The soldier who jumps on the grenade is the sacrificer at the smallest scale. The figure isn't choosing to die. The figure is choosing not to let the others die. The distinction matters because it preserves agency. The sacrifice is decision, not submission.
The Most Weaponized Shape
The state that honors the sacrificer is often the state that needs to send people to die. Military sacrifice is genuinely honored in every nation with an army. It's also genuinely exploited by every nation with an army. The two aren't separable. The monuments to the fallen are both tributes and recruitment tools.
The religious martyr tradition has produced genuine courage and genuine fanaticism, and the line between them is drawn by whoever writes the history.
The parent who sacrifices everything can become the parent who controls through guilt. "I gave up everything for you" is the sacrificer's shadow.
Yet collapsing the figure entirely into propaganda misses something real. The grenade-jumper existed. The mother who starved so her children could eat existed. The figure honors something genuine, and the genuineness is what makes the weaponization possible.
What Makes a Sacrificer Story Work
The death can't be undone. If it's reversed immediately, it's not a gift. It's a loan. The cost must be permanent, or felt as permanent long enough for the audience to process the loss as real.
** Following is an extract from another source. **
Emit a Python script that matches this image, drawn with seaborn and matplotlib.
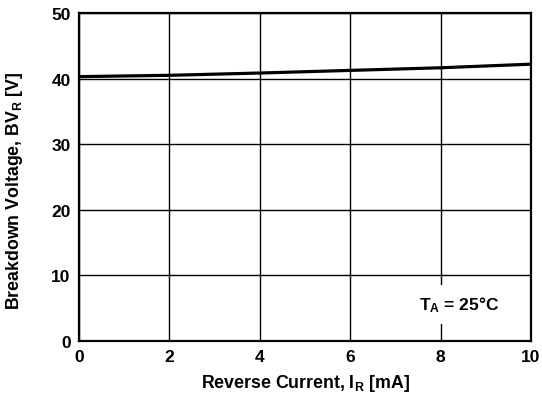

Christ's resurrection works because three days pass. The death is real. The burial is real. The followers scatter. The resurrection doesn't undo the sacrifice. It redeems it.
The cheap sacrifice is the expendable side character killed to motivate the hero. The figure introduced in order to die. These look like sacrifices but function as plot devices.
The Tension
The sacrificer is how the species processes the fact that some losses can't be prevented. Some prices must be paid. The figure says that the realness can be given a shape, and the shape can carry meaning forward after the body is gone.
The figure is also a recurring instrument of state violence. Both are true.
The tension is the point. The species needs the shape. The species also needs to be suspicious of anyone who points at the shape and says: your turn.